Two Girls and a Guy (1997)

reviewed by
Jerry Saravia


It's painful for me to witness three outstanding actors waste themselves on slipshod material. That is the case with James Toback's "Two Girls and a Guy," a muddled comedy that pretends to be more than the sum of its parts. What it lacks is the juice and vigor it needs to transcend its relatively stagy premise.

The story begins with two women standing on a typical New York street corner waiting for their boyfriends. They are Carla (Heather Graham), a blonde, sophisticated working girl type, and Lou (Natasha Gregson Wagner), a brassy, streetwise brunette. It turns out that they are both waiting for the same boyfriend, Blake Allen (Robert Downey, Jr.). "You are an unemployed, short liar," as described in more obscene detail by Lou. Then why do the two women hang around him and pester him in his glorious apartment? Why he is irresistibly charming, of course. Blake, however, is a grandstanding actor...and a pathological liar. He's always lying because as an actor, he's entitled to it. Oh, really. And his other excuse is that he needs to check on his mother who may or may not be sick, and whom he restlessly calls. In the meantime, Carla and Lou try to discover what makes this guy tick, and I discovered it after the first twenty minutes - the film drones for another eighty.

"Two Girls and a Guy" starts off quite well with some fine comic timing by Downey - he steals the show. His delivery of lines is succinctly and flawlessly executed. His body language is enormous, as evidenced by his Chaplinesque work in the underrated Chances Are and Chaplin. But his being questioned and pigeonholed by Carla and Lou makes for irritating viewing. They ask him crude questions of little substance that yield little discovery. As played by Downey, Blake is an arrogant S.O.B., who is full of himself and lives on being high and mighty and dishonest with women. Didn't Carla and Lou suspect such mischievous behavior from the start?

I could live without certain elements in "Two Girls and a Guy" that downplay its comical, dramatic rhythms. A gratuitous sex scene between Carla and Blake is just marking time.
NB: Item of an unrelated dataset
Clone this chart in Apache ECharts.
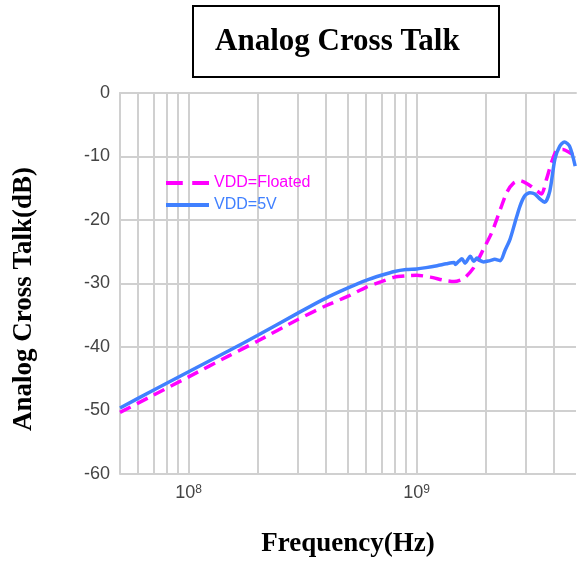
<!DOCTYPE html>
<html>
<head>
<meta charset="utf-8">
<script src="https://cdn.jsdelivr.net/npm/echarts@6/dist/echarts.min.js"></script>
<style>
html, body { margin: 0; padding: 0; background: #fff; }
#chart { width: 579px; height: 563px; }
</style>
</head>
<body>
<div id="chart"></div>
<script>
// values: frequency in Hz, cross talk in dB
var floatedFreq = [5e7, 7e7, 1e8, 1.5e8, 2e8, 3e8, 4e8, 5e8, 6e8, 7e8, 8e8, 9e8, 1e9,
    1.15e9, 1.32e9, 1.46e9, 1.61e9, 1.78e9, 1.97e9, 2.14e9, 2.33e9, 2.49e9, 2.66e9,
    2.84e9, 3.09e9, 3.36e9, 3.53e9, 3.71e9, 3.9e9, 4.1e9, 4.39e9, 4.69e9, 4.96e9];
var floatedDb = [-50.3, -47.6, -44.7, -41.4, -39.1, -35.7, -33.5, -32.0, -30.6, -29.7, -29.0, -28.8, -28.7,
    -29.0, -29.5, -29.7, -29.2, -27.5, -24.5, -21.9, -18.3, -15.6, -14.2,
    -13.8, -14.4, -15.4, -15.9, -13.6, -11.0, -9.1, -8.9, -9.4, -9.9];

var vdd5Freq = [5e7, 7e7, 1e8, 1.5e8, 2e8, 3e8, 4e8, 5e8, 6e8, 7e8, 8e8, 9e8, 1e9,
    1.1e9, 1.23e9, 1.35e9, 1.46e9, 1.48e9, 1.53e9, 1.58e9, 1.63e9, 1.72e9, 1.78e9, 1.84e9,
    1.9e9, 1.97e9, 2.03e9, 2.1e9, 2.2e9, 2.33e9, 2.44e9, 2.57e9, 2.7e9, 2.84e9, 2.98e9,
    3.14e9, 3.3e9, 3.48e9, 3.65e9, 3.84e9, 4.04e9, 4.24e9, 4.45e9, 4.69e9, 4.96e9];
var vdd5Db = [-49.6, -46.8, -43.9, -40.6, -38.2, -34.7, -32.3, -30.7, -29.5, -28.7, -28.1, -27.8, -27.7,
    -27.5, -27.2, -26.9, -26.7, -27.0, -26.5, -26.1, -26.8, -25.7, -26.5, -26.0,
    -26.4, -26.6, -26.5, -26.4, -26.2, -26.4, -24.8, -23.0, -20.4, -17.8, -16.2,
    -15.7, -15.9, -16.7, -17.2, -15.4, -10.4, -8.4, -7.7, -8.4, -11.5];

// vertical grid lines (log decades 1..9)
var gridFreqs = [6e7, 7e7, 8e7, 9e7, 1e8, 2e8, 3e8, 4e8, 5e8, 6e8, 7e8, 8e8, 9e8,
    1e9, 2e9, 3e9, 4e9];
var xLabelPowers = [8, 9];

function pairs(xs, ys) {
    return xs.map(function (x, i) { return [x, ys[i]]; });
}

var myChart = echarts.init(document.getElementById('chart'));

var option = {
    animation: false,
    title: {
        text: 'Analog Cross Talk',
        left: 193,
        top: 6,
        padding: [20, 40, 20, 22],
        borderColor: '#000',
        borderWidth: 2,
        textStyle: {
            fontFamily: 'Liberation Serif',
            fontWeight: 'bold',
            fontSize: 31,
            color: '#000'
        }
    },
    legend: {
        orient: 'vertical',
        left: 161,
        top: 170,
        itemWidth: 43,
        itemHeight: 4,
        itemGap: 6,
        symbolKeepAspect: false,
        textStyle: { fontFamily: 'Liberation Sans', fontSize: 16, lineHeight: 16 },
        data: [
            { name: 'VDD=Floated', icon: 'path://M0,0h16v4h-16z M25,0h16v4h-16z', textStyle: { color: '#ff00ff' } },
            { name: 'VDD=5V', icon: 'path://M0,0h43v4h-43z', textStyle: { color: '#4080ff' } }
        ]
    },
    grid: {
        left: 120,
        right: 0,
        top: 93,
        bottom: 87
    },
    xAxis: {
        type: 'log',
        logBase: 10,
        min: 5e7,
        max: 5e9,
        name: 'Frequency(Hz)',
        nameLocation: 'middle',
        nameGap: 57,
        nameTextStyle: {
            fontFamily: 'Liberation Serif',
            fontWeight: 'bold',
            fontSize: 27,
            color: '#000'
        },
        axisLine: { lineStyle: { color: '#d0d0d0', width: 2 } },
        axisTick: { show: false },
        splitLine: { show: false },
        axisLabel: {
            margin: 10,
            formatter: function (v) {
                var p = Math.round(Math.log10(v));
                if (Math.abs(Math.log10(v) - p) > 1e-6 || xLabelPowers.indexOf(p) < 0) return '';
                return '{b|10}{s|' + p + '}';
            },
            rich: {
                b: { fontFamily: 'Liberation Sans', fontSize: 18, color: '#444' },
                s: { fontFamily: 'Liberation Sans', fontSize: 12, color: '#444', verticalAlign: 'top', lineHeight: 12 }
            }
        }
    },
    yAxis: {
        type: 'value',
        min: -60,
        max: 0,
        interval: 10,
        axisLine: { show: true, lineStyle: { color: '#d0d0d0', width: 2 } },
        axisTick: { show: false },
        splitLine: { lineStyle: { color: '#d0d0d0', width: 2 } },
        axisLabel: {
            margin: 10,
            fontFamily: 'Liberation Sans',
            fontSize: 18,
            color: '#444'
        }
    },
    graphic: [{
        type: 'text',
        x: 24,
        y: 299,
        rotation: Math.PI / 2,
        style: {
            text: 'Analog Cross Talk(dB)',
            fontFamily: 'Liberation Serif',
            fontWeight: 'bold',
            fontSize: 27,
            fill: '#000',
            align: 'center',
            verticalAlign: 'middle'
        }
    }],
    series: [
        {
            name: 'VDD=Floated',
            type: 'line',
            symbol: 'none',
            smooth: 0.25,
            z: 3,
            data: pairs(floatedFreq, floatedDb),
            lineStyle: { color: '#ff00ff', width: 3.5, type: [12, 7] },
            itemStyle: { color: '#ff00ff' },
            markLine: {
                z: 1,
                silent: true,
                symbol: ['none', 'none'],
                label: { show: false },
                lineStyle: { color: '#d0d0d0', width: 2, type: 'solid' },
                data: gridFreqs.map(function (f) { return { xAxis: f }; })
            }
        },
        {
            name: 'VDD=5V',
            type: 'line',
            symbol: 'none',
            smooth: 0.25,
            z: 4,
            data: pairs(vdd5Freq, vdd5Db),
            lineStyle: { color: '#4080ff', width: 3.5 },
            itemStyle: { color: '#4080ff' }
        }
    ]
};

myChart.setOption(option);
</script>
</body>
</html>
That Blake doesn't touch Lou, except for a little peck on the cheek, elicits discomfort at the screenwriting level since he claims to love both women passionately. And then there's Lou's suggestion for a three-way relationship that never builds to anything. Lou and Carla also turn the tables on Blake by admitting their own sexual trysts - an uninventive method of eliciting sympathy for Blake. The final dramatic conclusion feels unnecessary and eradicates the film's central theme of deception.

Robert Downey, Jr. is still superb to watch - look at the scene where he stares at himself in the mirror and asks, "Why do you do this?" Heather Graham is also a delight playing a mature, refined woman with class (very different from her Rollergirl character in "Boogie Nights"). Only Wagner falls short despite some hysterical scenes where she's describing the sincerity of Denzel Washington and the dishonesty of Clarence Thomas. Nevertheless, she does start to grate one's nerves after a while.

"Two Girls and a Guy" is murkily photographed and unevenly scripted with brief allusions to a superior, similar work, Truffaut's "Jules and Jim." Writer-director James Toback ("The Pick-up Artist") seems afraid of dwelling on the sexual, painfully honest questions that two women would have if they were cheated on by the same boyfriend. The film careens out of control before we realize that its pointless chit-chat aims to be nothing more than pointless chit-chat.